<<<<

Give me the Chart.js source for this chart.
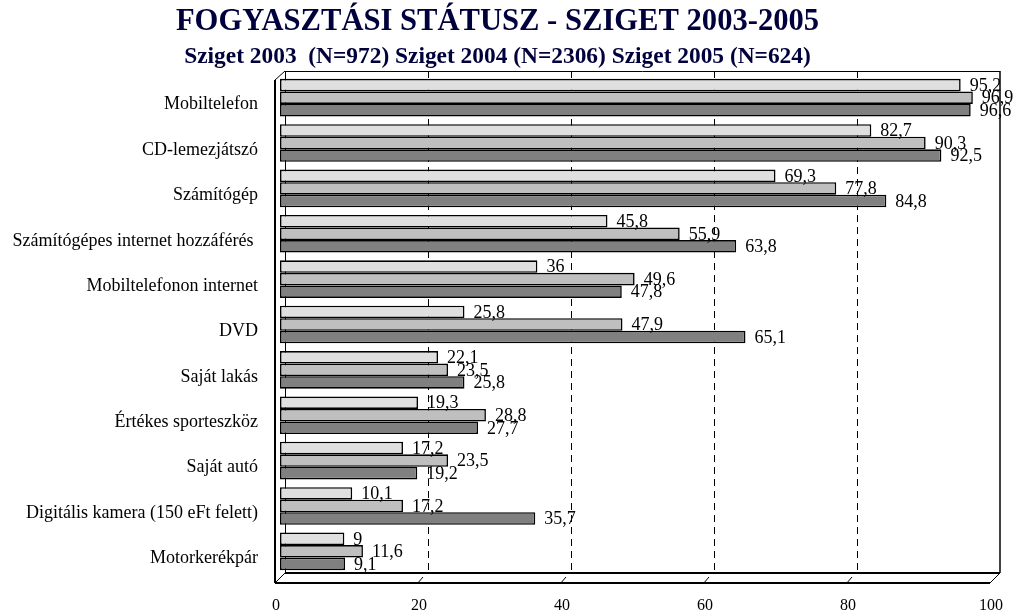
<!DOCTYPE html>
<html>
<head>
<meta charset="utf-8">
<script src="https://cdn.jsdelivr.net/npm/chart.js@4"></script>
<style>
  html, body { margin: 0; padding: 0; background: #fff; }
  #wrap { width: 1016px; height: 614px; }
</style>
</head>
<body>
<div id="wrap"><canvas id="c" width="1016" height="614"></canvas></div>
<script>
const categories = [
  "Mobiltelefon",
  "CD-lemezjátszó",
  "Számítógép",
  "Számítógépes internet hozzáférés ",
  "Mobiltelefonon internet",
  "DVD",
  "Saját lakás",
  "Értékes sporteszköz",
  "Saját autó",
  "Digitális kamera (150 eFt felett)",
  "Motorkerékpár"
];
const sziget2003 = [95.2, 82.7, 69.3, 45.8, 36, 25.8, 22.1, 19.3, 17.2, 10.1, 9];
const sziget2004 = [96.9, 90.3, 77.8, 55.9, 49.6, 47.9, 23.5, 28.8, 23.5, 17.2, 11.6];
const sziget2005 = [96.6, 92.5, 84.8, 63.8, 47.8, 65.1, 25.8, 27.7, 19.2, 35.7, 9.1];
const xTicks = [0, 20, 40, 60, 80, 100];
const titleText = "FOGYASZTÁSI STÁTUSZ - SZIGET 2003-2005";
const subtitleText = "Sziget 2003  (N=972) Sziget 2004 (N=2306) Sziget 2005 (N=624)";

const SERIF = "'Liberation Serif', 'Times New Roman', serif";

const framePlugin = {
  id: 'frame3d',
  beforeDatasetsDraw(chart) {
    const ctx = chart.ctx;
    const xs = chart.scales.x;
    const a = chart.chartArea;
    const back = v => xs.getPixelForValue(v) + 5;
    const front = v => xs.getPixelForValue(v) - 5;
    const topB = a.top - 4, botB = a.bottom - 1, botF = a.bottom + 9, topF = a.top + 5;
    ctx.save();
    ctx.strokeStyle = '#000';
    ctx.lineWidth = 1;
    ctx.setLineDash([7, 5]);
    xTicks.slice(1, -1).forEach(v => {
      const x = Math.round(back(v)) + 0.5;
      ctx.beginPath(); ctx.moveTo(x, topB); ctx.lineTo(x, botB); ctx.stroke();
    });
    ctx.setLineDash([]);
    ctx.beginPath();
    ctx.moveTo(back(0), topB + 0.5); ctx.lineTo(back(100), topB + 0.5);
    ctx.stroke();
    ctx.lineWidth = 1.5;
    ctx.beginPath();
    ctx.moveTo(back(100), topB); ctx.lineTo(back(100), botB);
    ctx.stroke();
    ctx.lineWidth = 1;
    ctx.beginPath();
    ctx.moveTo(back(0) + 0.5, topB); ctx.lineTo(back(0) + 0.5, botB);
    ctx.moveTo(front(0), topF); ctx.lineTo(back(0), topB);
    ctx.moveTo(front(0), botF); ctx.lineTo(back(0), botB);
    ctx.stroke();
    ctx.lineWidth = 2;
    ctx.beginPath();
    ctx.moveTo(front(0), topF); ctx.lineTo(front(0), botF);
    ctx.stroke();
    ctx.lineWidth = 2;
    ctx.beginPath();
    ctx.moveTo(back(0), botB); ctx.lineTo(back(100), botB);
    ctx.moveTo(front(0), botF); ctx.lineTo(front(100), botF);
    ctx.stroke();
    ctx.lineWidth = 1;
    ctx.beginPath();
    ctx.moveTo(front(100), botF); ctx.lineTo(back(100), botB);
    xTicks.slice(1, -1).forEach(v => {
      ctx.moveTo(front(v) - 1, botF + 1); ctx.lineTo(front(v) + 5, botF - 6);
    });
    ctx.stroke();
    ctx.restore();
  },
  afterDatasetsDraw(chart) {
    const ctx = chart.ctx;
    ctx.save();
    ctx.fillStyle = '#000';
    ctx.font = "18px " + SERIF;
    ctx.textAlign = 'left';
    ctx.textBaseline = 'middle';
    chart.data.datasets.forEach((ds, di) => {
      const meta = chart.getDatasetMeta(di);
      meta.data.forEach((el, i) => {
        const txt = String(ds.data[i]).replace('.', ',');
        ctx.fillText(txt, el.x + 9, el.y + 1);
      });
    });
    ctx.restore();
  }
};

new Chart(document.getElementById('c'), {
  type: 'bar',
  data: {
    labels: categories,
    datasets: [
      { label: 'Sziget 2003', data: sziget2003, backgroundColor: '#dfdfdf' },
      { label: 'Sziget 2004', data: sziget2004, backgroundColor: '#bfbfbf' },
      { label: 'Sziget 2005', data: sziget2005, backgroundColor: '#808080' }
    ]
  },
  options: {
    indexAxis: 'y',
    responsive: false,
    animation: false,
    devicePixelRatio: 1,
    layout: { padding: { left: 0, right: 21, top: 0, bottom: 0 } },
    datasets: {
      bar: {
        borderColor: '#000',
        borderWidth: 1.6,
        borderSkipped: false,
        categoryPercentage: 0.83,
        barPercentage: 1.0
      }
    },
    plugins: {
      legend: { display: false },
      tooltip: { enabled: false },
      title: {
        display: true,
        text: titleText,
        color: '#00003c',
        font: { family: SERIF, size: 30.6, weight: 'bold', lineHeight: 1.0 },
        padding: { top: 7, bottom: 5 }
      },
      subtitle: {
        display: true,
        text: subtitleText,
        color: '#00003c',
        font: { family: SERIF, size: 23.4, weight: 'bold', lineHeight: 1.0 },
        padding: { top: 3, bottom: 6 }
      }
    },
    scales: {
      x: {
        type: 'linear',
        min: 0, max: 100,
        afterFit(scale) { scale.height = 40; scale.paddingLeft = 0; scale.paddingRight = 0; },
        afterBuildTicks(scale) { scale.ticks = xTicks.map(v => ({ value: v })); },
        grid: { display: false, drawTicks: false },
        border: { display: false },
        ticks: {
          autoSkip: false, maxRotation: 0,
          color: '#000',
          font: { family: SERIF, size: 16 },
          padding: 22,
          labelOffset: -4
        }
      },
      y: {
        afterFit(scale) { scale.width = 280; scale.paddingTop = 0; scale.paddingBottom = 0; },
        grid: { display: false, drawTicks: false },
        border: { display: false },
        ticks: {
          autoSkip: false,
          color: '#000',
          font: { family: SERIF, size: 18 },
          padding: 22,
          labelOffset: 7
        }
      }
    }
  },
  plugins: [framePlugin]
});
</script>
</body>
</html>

>>>>

> **Direction**:
Restate only the lines running from the start of the material above through the line containing "Serif', 'Times New", ends included. No pictures.

> **Response for this exercise**:
Give me the Chart.js source for this chart.
<!DOCTYPE html>
<html>
<head>
<meta charset="utf-8">
<script src="https://cdn.jsdelivr.net/npm/chart.js@4"></script>
<style>
  html, body { margin: 0; padding: 0; background: #fff; }
  #wrap { width: 1016px; height: 614px; }
</style>
</head>
<body>
<div id="wrap"><canvas id="c" width="1016" height="614"></canvas></div>
<script>
const categories = [
  "Mobiltelefon",
  "CD-lemezjátszó",
  "Számítógép",
  "Számítógépes internet hozzáférés ",
  "Mobiltelefonon internet",
  "DVD",
  "Saját lakás",
  "Értékes sporteszköz",
  "Saját autó",
  "Digitális kamera (150 eFt felett)",
  "Motorkerékpár"
];
const sziget2003 = [95.2, 82.7, 69.3, 45.8, 36, 25.8, 22.1, 19.3, 17.2, 10.1, 9];
const sziget2004 = [96.9, 90.3, 77.8, 55.9, 49.6, 47.9, 23.5, 28.8, 23.5, 17.2, 11.6];
const sziget2005 = [96.6, 92.5, 84.8, 63.8, 47.8, 65.1, 25.8, 27.7, 19.2, 35.7, 9.1];
const xTicks = [0, 20, 40, 60, 80, 100];
const titleText = "FOGYASZTÁSI STÁTUSZ - SZIGET 2003-2005";
const subtitleText = "Sziget 2003  (N=972) Sziget 2004 (N=2306) Sziget 2005 (N=624)";

const SERIF = "'Liberation Serif', 'Times New Roman', serif";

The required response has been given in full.